Vincere nello sport è sempre un’emozione potente, ma come la mettiamo con il trofeo che poi devi sollevare? Spesso enormi, a volte iconici, altre ancora alquanto strambi, i premi assegnati ai trionfatori di una qualsiasi disciplina sportiva racchiudono quasi sempre una storia personale che merita di essere tramandata. Noi ci proviamo qui, facendo una sintesi che include sacro e profano, tra il fulgore di una Champions e il gusto trash di un teschio di coccodrillo.
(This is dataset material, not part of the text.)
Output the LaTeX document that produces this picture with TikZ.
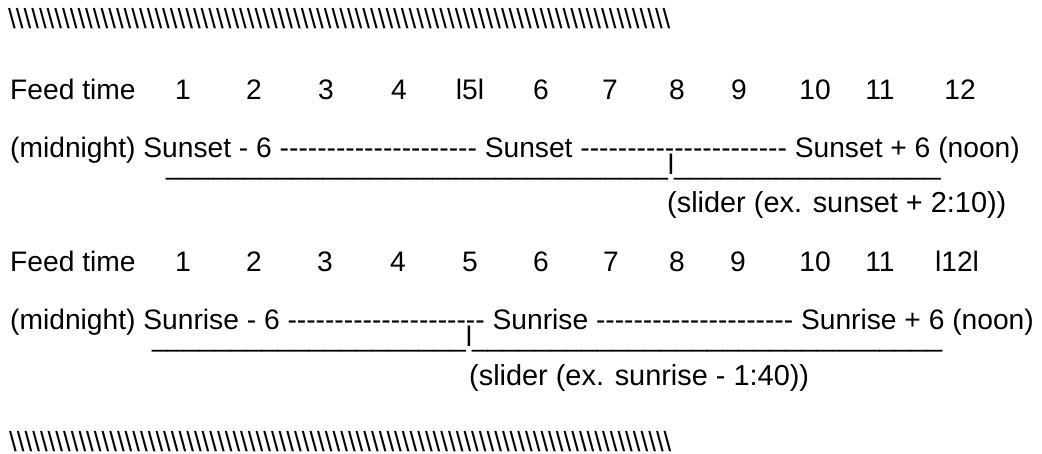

Cominciamo, allora.
Le grandi orecchie della Champions
Partiamo dal trofeo più celebre e ambito tra le squadre di club, nel calcio. Il trofeo originale, assegnato fino al 1965/66, è premuto nella bacheca del Real Madrid. Quel design con i manici larghi, che assomigliano ad orecchie sporgenti, si deve al gioielliere svizzero Jörg Stadelman, che lo concepì nel 1967. Il primo modello venne realizzato a Berna e servirono addirittura 340 ore di lavoro. All’epoca il trofeo costava 10mila franchi e la prima squadra ad aggiudicarselo fu il Celtic Glasgow. Anche la versione precedente presentava delle “orecchie”, ma Stadelman decise di enfatizzare notevolmente questo carattere, oltre ad accrescerne le dimensioni. Facendola diventare, così, una coppa iconica.
L’insalatiera: la Coppa Davis
La conosciamo bene perché una settimana fa l’hanno sollevata al cielo Sinner e compagni: la Coppa Davis è un trofeo estremamente ambito e intriso di una storia affascinante. Inventata nel 1900, deve il suo nome a Dwight Davis, ottimo doppista che studiava e si allenava ad Harvard. L’inglese Rhodes la realizzò dandole la forma di una coppa ampia, come una ciotola, così come usava al tempo. I motivi floreali che riporta, uniti alla singolare forma, hanno contribuito a creare il nome di “insalatiera”.
Il trofeo golfistico fatto a teschio di coccodrillo
Qui si passa decisamente dal sacro al profano. In questo saliscendi di premiazioni tocchiamo il golf e, segnatamente, in trofeo non molto noto, ma che nel tempo ha acquisito eco mediatica grazie alla sua forma singolare. Nel Northern Territory Pga Championship, che si disputa tra l’Australia e la Nuova Zelanda, i vincitori ricevono in premio un teschio di coccodrillo a grandezza naturale, con una pallina da golf incastrata tra i denti.
Mettiamoci una pietra: il pesante premio della Parigi-Roubaix
Trofei di un certo peso. Passiamo al ciclismo, per concentrarci sul premio che viene assegnato – dal 1977 – al vincitore della mitica corsa Parigi-Roubaix: un pezzo di porfido direttamente staccato dal selciato del percorso, a memoria delle insidie trovate dai corridori lungo la tratta. Incastonato su un piedistallo, risulta poi tutt’altro agile da sollevare.
La renna della Lapponia messa in palio in Finlandia
Non solo trofei composti di leghe metalliche. In Finlandia, ad esempio, hanno fatto una scelta differente e decisamente più complessa da gestire. A Levi, infatti, il comitato organizzatore degli slalom di Coppa del Mondo di sci mette in palio una renna della Lapponia, da assegnare direttamente al vincitore. Piccola avvertenza: necessario avere una casa con giardino molto grande, neve perenne e temperature sotto glaciali.
Il cucchiaio di legno del Sei Nazioni
Quante volte, purtroppo, se l’è aggiudicato l’Italrugby. Anche se, in tempi più recenti, la musica pare essere cambiata. Ad ogni modo il “cucchiaio di legno” che viene simbolicamente assegnato all’ultima classificata nel Sei Nazioni esprime una tradizione antica. Deriva, infatti, dal Wooden Spoon che veniva assegnato nella prestigiosa università di Cambridge agli studenti con i voti più bassi.
La Coppa (di Jules) Rimet
Fu il primo trofeo ad essere assegnato per i mondiali di calcio, su diretto impulso – venato di megalomania – dell’avvocato francese Jules Rimet, presidente della Fifa. La commissionò all’orafo francese Albert LaFleur e, inizialmente, venne stabilito che la coppa dovesse chiamarsi Victory, in riferimento alla sua forma, quella di una seducente vittoria alata composta da 1kg e 800 grammi d’oro e d’argento. Durò poco però, perché nel 1946 venne ribattezzata “Coppa Rimet”: Jules se la suonava e se la cantava.